ERICH HECKEL German, 1883-1970

Biography

"What we had to get away from was clear to us. But where we were going to end up was less clear."

Erich Heckel was a German artist and founding member of the influential German Expressionist group Die Brücke. His angular woodcuts and paintings, described both the chromatic world and the inner emotions of the artist, as seen in his work Roquairol (1917). Born on July 31, 1883 in Döbeln, Germany and studied architecture in Dresden at the Technische Hochschule where he met other founding members of Die Brücke. In 1905, along with Ernst Ludwig Kirchner, Fritz Bleyl, and Karl Schmidt-Rottluff, Heckel established the movement by opening a collaborative workshop, which allowed for the cross-pollination of ideas through the shared production of paintings, prints, and sculptures.

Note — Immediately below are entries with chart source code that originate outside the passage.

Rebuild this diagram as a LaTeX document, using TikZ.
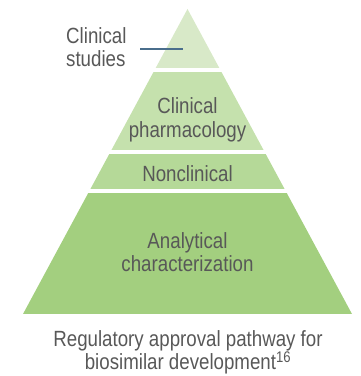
\documentclass[tikz,border=0pt]{standalone}
\usepackage{fontspec}
\setmainfont[FakeStretch=0.85]{Liberation Sans}
\definecolor{bandA}{RGB}{216,233,200}
\definecolor{bandB}{RGB}{197,225,173}
\definecolor{bandC}{RGB}{181,217,152}
\definecolor{bandD}{RGB}{163,207,127}
\definecolor{txt}{RGB}{88,88,88}
\definecolor{leader}{RGB}{74,110,140}
\begin{document}
\begin{tikzpicture}[x=1pt,y=1pt,
  lbl/.style={text=txt,font=\fontsize{22}{24}\selectfont,inner sep=0pt,anchor=base,align=center}]
\useasboundingbox (0,0) rectangle (360,376);
\begin{scope}
  \clip (187.5,367) -- (352,62) -- (23,62) -- cycle;
  \fill[bandA] (0,308) rectangle (360,376);
  \fill[bandB] (0,226) rectangle (360,304);
  \fill[bandC] (0,187) rectangle (360,222);
  \fill[bandD] (0,62) rectangle (360,183);
\end{scope}
\node[lbl,align=left,anchor=base west] (cs) at (66,309) {Clinical\\studies};
\coordinate (l0) at (140,327);
\coordinate (l1) at (183,327);
\draw[leader,line width=1.6pt] (l0) -- (l1);
\node[lbl] (cp) at (187.5,239) {Clinical\\pharmacology};
\node[lbl] (nc) at (187.5,194) {Nonclinical};
\node[lbl] (ac) at (187.5,104) {Analytical\\characterization};
\node[lbl] (cap) at (188,6) {Regulatory approval pathway for\\biosimilar development\textsuperscript{16}};
\end{tikzpicture}
\end{document}
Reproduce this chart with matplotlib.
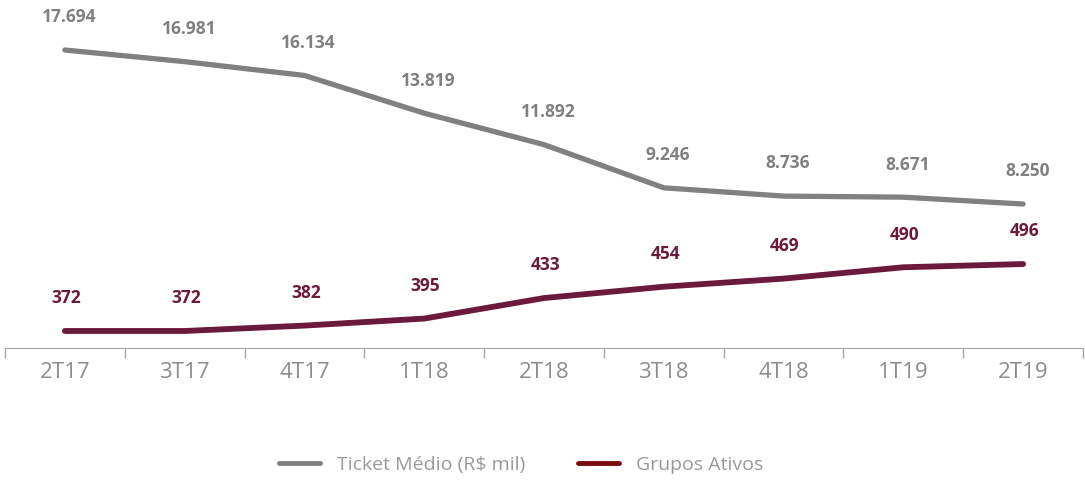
import matplotlib.pyplot as plt
from matplotlib.lines import Line2D

quarters = ['2T17', '3T17', '4T17', '1T18', '2T18', '3T18', '4T18', '1T19', '2T19']
ticket = [17694, 16981, 16134, 13819, 11892, 9246, 8736, 8671, 8250]
grupos = [372, 372, 382, 395, 433, 454, 469, 490, 496]

gray = '#808080'
wine = '#6b1a3c'
plt.rcParams['font.family'] = ['Open Sans', 'DejaVu Sans']

fig = plt.figure(figsize=(10.85, 4.8), dpi=100)
ax = fig.add_axes([5 / 1085, 1 - 348 / 480, 1078 / 1085, 348 / 480])
ax2 = ax.twinx()

x = range(len(quarters))
ax.plot(x, ticket, color=gray, lw=3.8, solid_capstyle='round', solid_joinstyle='round')
ax2.plot(x, grupos, color=wine, lw=4.2, solid_capstyle='round', solid_joinstyle='round')

ax.set_ylim(-577, 20760)
ax2.set_ylim(340.5, 985)
ax.set_xlim(-0.5, len(quarters) - 0.5)

# data labels
for i, v in enumerate(ticket):
    s = f'{v:,}'.replace(',', '.')
    ax.annotate(s, (i, v), xytext=(3, 17), textcoords='offset points', ha='center', va='bottom',
                fontsize=12.5, fontweight='bold', color=gray)
for i, v in enumerate(grupos):
    ax2.annotate(str(v), (i, v), xytext=(1, 17), textcoords='offset points', ha='center', va='bottom',
                 fontsize=12.5, fontweight='bold', color=wine)

for a in (ax, ax2):
    for sp in ('top', 'right', 'left'):
        a.spines[sp].set_visible(False)
    a.set_yticks([])
ax.spines['bottom'].set_color('#a6a6a6')
ax2.spines['bottom'].set_visible(False)

ax.set_xticks(x)
ax.set_xticklabels(quarters, fontsize=16, color='#8c8c8c')
ax.tick_params(axis='x', which='major', length=0, pad=10)
ax.set_xticks([i - 0.5 for i in range(len(quarters) + 1)], minor=True)
ax.tick_params(axis='x', which='minor', length=7, color='#a6a6a6', width=1)

handles = [Line2D([], [], color=gray, lw=3.5, solid_capstyle='round'),
           Line2D([], [], color='#7a0a0a', lw=3.5, solid_capstyle='round')]
fig.legend(handles, ['Ticket Médio (R$ mil)', 'Grupos Ativos'], loc='center',
           bbox_to_anchor=(521 / 1085, 1 - 465 / 480), ncol=2, frameon=False,
           fontsize=14, labelcolor='#999999', handlelength=2.1, columnspacing=2.7,
           handletextpad=0.9)

fig.savefig('out.png', dpi=100)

In a protest against established forms of art and the popular aesthetics of their day, Die Brücke artists found inspiration from a wide range of sources, including Fauvism, Edvard Munch, indigenous art from Polynesia, Vincent van Gogh, and medieval German artists. He died on January 27, 1970 in Radolfzell, Germany at the age of 86. Today, Heckel’s works are held in the collections of the Art Institute of Chicago, the Metropolitan Museum of Art in New York, the Museum fur Kunst und Gewerbe in Hamburg, the Albertina in Vienna, and the Thyssen-Bornemisza Museum in Madrid, among others.